#### Goal
State only the count of lines in the listing below that hold "code".

#### Input
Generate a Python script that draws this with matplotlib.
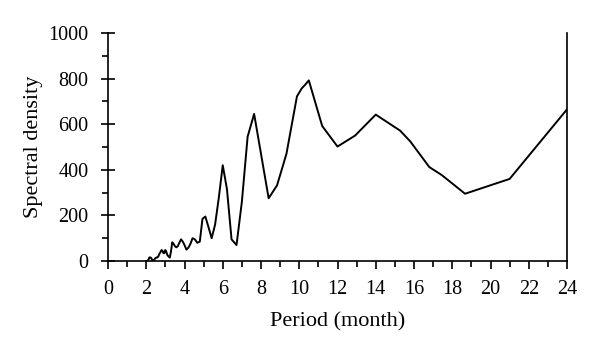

---

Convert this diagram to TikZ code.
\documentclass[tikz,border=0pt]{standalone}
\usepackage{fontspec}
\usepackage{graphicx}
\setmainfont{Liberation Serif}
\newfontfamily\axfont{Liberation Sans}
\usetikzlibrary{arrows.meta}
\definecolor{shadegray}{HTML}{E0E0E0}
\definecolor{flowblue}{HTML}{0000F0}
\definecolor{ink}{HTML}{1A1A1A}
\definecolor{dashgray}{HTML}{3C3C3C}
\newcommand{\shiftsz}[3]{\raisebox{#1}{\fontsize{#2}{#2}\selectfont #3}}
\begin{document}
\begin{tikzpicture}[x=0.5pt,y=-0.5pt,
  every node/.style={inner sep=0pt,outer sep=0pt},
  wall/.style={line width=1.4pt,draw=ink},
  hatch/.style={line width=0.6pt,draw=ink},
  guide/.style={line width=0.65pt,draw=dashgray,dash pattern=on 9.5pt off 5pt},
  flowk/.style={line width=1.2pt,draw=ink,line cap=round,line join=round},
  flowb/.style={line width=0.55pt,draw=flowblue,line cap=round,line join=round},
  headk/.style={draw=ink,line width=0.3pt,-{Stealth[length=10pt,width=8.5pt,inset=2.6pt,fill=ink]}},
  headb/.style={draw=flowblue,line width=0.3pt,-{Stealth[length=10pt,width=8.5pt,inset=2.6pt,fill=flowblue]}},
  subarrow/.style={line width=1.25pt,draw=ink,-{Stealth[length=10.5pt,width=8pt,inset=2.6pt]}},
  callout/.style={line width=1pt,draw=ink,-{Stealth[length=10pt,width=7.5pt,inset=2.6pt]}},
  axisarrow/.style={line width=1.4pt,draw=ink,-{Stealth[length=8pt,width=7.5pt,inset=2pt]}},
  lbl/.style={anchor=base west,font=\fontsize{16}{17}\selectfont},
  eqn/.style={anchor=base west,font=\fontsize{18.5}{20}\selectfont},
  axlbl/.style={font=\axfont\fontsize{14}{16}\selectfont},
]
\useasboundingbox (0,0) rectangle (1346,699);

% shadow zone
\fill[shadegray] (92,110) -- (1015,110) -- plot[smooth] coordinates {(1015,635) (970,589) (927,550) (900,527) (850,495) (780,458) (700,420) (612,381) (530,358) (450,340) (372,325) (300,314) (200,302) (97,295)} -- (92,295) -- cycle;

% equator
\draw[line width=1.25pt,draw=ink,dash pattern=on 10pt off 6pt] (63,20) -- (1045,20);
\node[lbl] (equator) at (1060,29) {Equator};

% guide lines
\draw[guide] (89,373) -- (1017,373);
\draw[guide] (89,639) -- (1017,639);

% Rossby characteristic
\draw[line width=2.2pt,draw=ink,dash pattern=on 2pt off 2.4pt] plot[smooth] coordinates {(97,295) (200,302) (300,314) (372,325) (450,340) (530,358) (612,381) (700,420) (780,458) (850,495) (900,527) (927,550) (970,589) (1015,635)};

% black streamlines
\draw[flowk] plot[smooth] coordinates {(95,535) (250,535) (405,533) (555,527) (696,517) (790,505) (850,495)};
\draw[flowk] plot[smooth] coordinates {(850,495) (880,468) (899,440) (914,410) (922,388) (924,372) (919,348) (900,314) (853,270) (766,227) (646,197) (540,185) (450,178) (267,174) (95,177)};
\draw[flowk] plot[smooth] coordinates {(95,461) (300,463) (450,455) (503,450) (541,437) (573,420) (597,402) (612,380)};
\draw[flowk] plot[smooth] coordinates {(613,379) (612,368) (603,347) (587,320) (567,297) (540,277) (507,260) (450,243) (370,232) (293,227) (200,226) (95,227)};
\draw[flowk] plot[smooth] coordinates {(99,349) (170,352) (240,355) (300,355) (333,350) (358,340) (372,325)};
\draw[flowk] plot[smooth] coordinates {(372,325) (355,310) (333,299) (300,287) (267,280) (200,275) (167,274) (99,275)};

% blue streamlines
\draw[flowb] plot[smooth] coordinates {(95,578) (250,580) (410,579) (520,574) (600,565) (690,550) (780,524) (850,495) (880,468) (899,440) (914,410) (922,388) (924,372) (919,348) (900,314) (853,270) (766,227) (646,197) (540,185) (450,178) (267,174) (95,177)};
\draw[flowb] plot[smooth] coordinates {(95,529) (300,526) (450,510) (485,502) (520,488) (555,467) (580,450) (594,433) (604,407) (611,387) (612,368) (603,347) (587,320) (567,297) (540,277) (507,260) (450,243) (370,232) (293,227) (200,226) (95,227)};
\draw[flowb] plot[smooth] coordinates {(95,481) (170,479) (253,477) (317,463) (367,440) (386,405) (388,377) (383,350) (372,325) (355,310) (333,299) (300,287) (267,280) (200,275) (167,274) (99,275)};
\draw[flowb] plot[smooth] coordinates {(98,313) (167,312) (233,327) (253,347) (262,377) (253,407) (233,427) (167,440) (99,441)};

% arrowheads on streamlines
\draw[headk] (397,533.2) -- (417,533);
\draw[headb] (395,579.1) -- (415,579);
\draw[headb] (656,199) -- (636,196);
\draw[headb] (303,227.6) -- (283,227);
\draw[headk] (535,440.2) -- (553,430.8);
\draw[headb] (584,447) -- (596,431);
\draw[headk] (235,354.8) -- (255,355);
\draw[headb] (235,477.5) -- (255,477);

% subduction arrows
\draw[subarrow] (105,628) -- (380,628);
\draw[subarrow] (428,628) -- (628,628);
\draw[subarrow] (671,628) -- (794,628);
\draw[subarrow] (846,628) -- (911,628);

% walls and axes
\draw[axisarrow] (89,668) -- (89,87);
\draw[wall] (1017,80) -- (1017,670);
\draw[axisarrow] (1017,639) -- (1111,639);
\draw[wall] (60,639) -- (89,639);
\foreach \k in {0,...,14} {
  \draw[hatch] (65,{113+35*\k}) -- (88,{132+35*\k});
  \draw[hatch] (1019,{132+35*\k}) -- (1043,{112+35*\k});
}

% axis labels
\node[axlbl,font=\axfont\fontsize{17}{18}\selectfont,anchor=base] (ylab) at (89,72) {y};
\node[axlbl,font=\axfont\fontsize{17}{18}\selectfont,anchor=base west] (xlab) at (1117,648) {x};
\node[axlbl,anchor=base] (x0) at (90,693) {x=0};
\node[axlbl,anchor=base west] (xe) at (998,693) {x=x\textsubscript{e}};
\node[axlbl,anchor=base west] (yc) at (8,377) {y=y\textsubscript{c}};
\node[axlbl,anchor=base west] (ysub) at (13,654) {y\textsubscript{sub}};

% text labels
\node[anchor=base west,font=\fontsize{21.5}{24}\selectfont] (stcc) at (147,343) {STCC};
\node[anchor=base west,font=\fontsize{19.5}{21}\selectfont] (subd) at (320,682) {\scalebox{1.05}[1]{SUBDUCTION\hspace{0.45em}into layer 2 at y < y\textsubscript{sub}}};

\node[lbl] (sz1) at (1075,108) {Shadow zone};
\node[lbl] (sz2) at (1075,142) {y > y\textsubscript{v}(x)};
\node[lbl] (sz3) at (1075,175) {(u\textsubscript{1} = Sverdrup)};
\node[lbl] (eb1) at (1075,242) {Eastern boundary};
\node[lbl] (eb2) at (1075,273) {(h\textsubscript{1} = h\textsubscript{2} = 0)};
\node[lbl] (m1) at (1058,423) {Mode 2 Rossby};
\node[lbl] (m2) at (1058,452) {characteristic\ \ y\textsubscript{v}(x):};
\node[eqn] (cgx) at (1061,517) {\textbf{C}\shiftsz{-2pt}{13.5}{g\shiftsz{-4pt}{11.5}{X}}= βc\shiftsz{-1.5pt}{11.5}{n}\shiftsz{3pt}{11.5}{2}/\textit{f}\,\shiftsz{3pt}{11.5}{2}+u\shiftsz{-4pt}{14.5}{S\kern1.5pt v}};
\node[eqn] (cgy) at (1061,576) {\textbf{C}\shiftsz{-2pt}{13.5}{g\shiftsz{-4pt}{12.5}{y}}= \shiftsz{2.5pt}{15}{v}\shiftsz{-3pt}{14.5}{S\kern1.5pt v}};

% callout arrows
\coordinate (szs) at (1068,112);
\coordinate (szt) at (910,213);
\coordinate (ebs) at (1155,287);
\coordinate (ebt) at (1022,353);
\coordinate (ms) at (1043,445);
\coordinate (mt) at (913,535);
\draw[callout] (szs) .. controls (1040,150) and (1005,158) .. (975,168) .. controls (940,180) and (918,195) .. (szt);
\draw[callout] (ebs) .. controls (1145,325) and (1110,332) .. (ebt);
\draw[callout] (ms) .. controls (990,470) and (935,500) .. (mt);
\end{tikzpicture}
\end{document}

* * *

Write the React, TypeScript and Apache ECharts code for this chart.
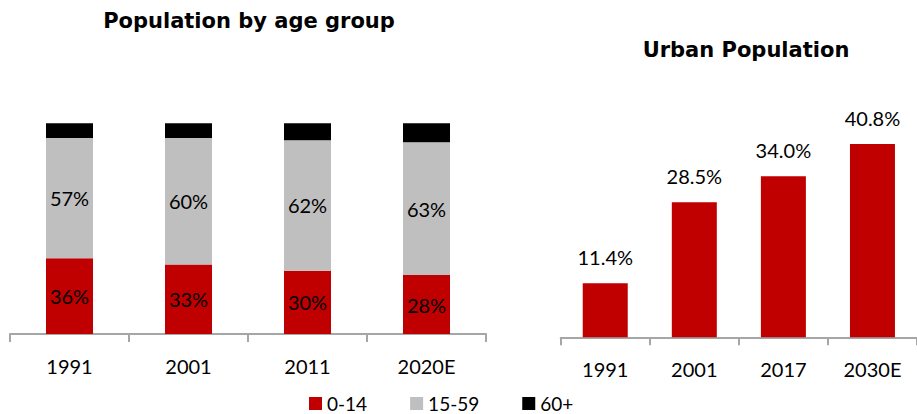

#### Problem solution
2